In the listing that follows, retype every line from the first through the one containing "anchor=north west] (mat)". Pictures are to be left out.
BEGIN
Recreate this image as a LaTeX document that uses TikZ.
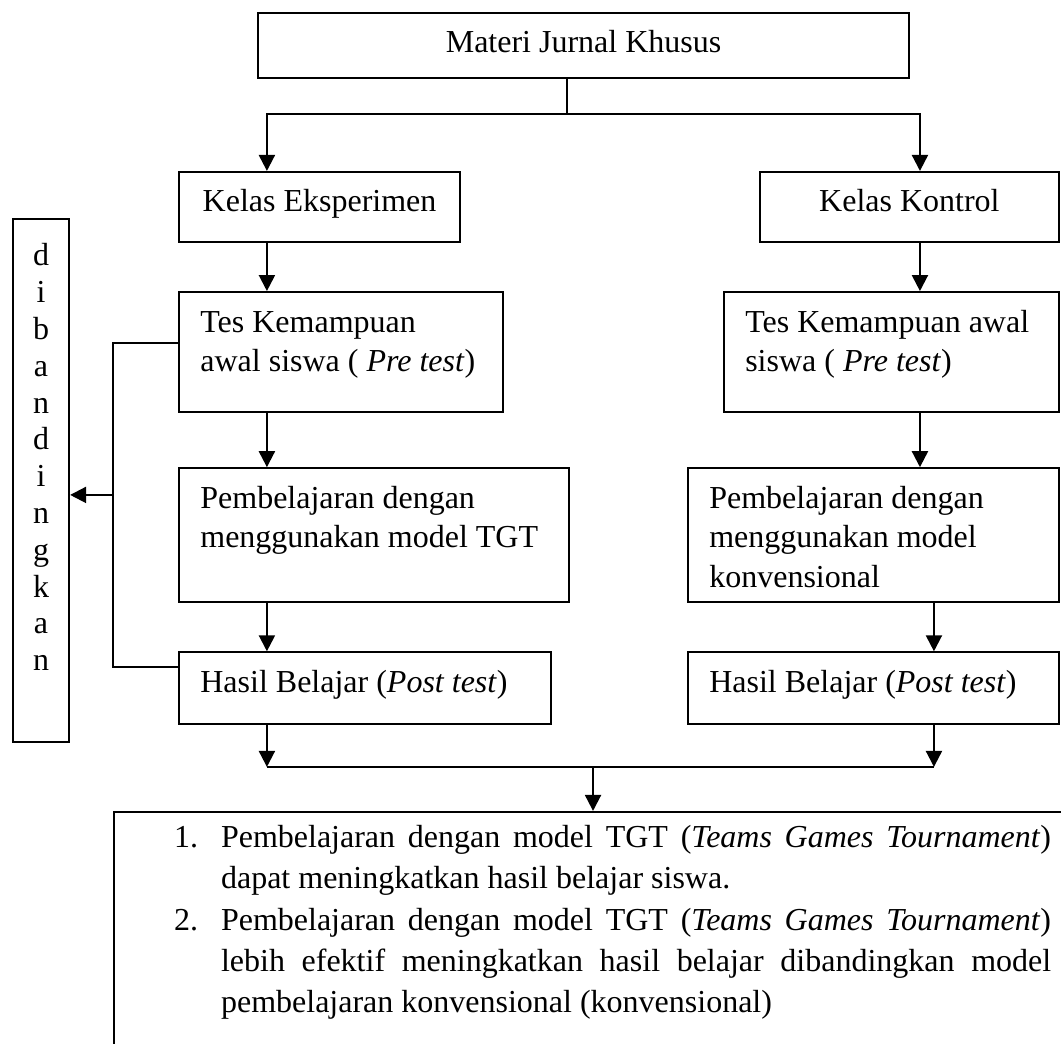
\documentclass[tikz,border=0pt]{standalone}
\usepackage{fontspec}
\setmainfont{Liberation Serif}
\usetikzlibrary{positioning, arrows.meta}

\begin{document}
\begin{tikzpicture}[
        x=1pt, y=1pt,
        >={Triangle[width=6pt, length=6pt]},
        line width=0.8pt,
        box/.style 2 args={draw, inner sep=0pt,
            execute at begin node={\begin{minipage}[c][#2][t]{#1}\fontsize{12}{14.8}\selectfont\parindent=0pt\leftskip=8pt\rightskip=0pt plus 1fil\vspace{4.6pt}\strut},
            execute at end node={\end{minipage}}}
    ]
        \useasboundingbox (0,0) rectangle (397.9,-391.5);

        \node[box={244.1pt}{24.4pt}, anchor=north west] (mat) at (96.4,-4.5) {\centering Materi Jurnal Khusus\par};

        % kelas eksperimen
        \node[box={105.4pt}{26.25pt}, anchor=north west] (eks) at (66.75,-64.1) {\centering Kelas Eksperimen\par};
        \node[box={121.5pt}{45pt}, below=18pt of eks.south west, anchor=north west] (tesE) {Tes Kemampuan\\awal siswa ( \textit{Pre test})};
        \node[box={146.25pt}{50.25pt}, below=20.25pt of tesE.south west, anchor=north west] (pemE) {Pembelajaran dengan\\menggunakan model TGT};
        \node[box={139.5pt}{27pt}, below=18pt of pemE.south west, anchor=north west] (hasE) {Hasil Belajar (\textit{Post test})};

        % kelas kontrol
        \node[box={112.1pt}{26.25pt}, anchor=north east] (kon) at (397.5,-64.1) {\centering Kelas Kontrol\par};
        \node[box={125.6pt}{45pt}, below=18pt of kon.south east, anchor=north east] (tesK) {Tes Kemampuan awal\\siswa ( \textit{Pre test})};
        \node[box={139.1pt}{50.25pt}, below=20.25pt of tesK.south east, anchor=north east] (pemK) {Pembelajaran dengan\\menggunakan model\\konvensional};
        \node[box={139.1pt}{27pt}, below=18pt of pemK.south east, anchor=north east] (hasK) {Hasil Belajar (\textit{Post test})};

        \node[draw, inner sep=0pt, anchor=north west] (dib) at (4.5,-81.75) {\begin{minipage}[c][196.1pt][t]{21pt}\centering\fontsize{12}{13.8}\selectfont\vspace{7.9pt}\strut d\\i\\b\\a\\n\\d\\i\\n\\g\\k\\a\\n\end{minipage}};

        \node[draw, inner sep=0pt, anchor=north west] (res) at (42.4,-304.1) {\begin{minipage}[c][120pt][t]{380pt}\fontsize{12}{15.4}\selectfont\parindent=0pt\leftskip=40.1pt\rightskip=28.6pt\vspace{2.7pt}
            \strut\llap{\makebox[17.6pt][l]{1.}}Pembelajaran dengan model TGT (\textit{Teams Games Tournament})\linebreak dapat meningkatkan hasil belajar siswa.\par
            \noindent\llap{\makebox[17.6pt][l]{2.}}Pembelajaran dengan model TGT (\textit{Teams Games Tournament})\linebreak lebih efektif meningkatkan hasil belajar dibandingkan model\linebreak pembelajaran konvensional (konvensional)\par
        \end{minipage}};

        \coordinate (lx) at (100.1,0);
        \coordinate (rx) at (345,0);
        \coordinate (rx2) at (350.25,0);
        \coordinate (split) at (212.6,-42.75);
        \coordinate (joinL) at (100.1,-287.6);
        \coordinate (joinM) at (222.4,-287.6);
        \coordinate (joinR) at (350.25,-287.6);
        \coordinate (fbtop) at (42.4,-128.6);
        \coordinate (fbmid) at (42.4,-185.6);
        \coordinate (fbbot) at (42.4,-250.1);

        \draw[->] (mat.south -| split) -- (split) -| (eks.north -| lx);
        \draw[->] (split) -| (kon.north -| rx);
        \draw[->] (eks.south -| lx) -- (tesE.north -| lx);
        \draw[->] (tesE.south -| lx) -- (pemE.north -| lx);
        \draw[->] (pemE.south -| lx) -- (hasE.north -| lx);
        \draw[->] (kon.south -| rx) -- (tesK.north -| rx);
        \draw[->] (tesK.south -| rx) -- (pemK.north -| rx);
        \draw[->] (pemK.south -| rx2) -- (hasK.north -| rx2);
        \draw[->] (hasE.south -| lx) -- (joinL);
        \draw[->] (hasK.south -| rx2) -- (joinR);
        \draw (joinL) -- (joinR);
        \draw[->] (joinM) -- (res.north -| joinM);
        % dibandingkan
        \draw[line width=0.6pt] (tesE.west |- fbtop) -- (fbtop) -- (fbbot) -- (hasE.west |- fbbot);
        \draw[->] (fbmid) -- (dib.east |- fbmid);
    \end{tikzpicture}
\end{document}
END
- **Full answer**
Recreate this image as a LaTeX document that uses TikZ.
\documentclass[tikz,border=0pt]{standalone}
\usepackage{fontspec}
\setmainfont{Liberation Serif}
\usetikzlibrary{positioning, arrows.meta}

\begin{document}
\begin{tikzpicture}[
        x=1pt, y=1pt,
        >={Triangle[width=6pt, length=6pt]},
        line width=0.8pt,
        box/.style 2 args={draw, inner sep=0pt,
            execute at begin node={\begin{minipage}[c][#2][t]{#1}\fontsize{12}{14.8}\selectfont\parindent=0pt\leftskip=8pt\rightskip=0pt plus 1fil\vspace{4.6pt}\strut},
            execute at end node={\end{minipage}}}
    ]
        \useasboundingbox (0,0) rectangle (397.9,-391.5);

        \node[box={244.1pt}{24.4pt}, anchor=north west] (mat) at (96.4,-4.5) {\centering Materi Jurnal Khusus\par};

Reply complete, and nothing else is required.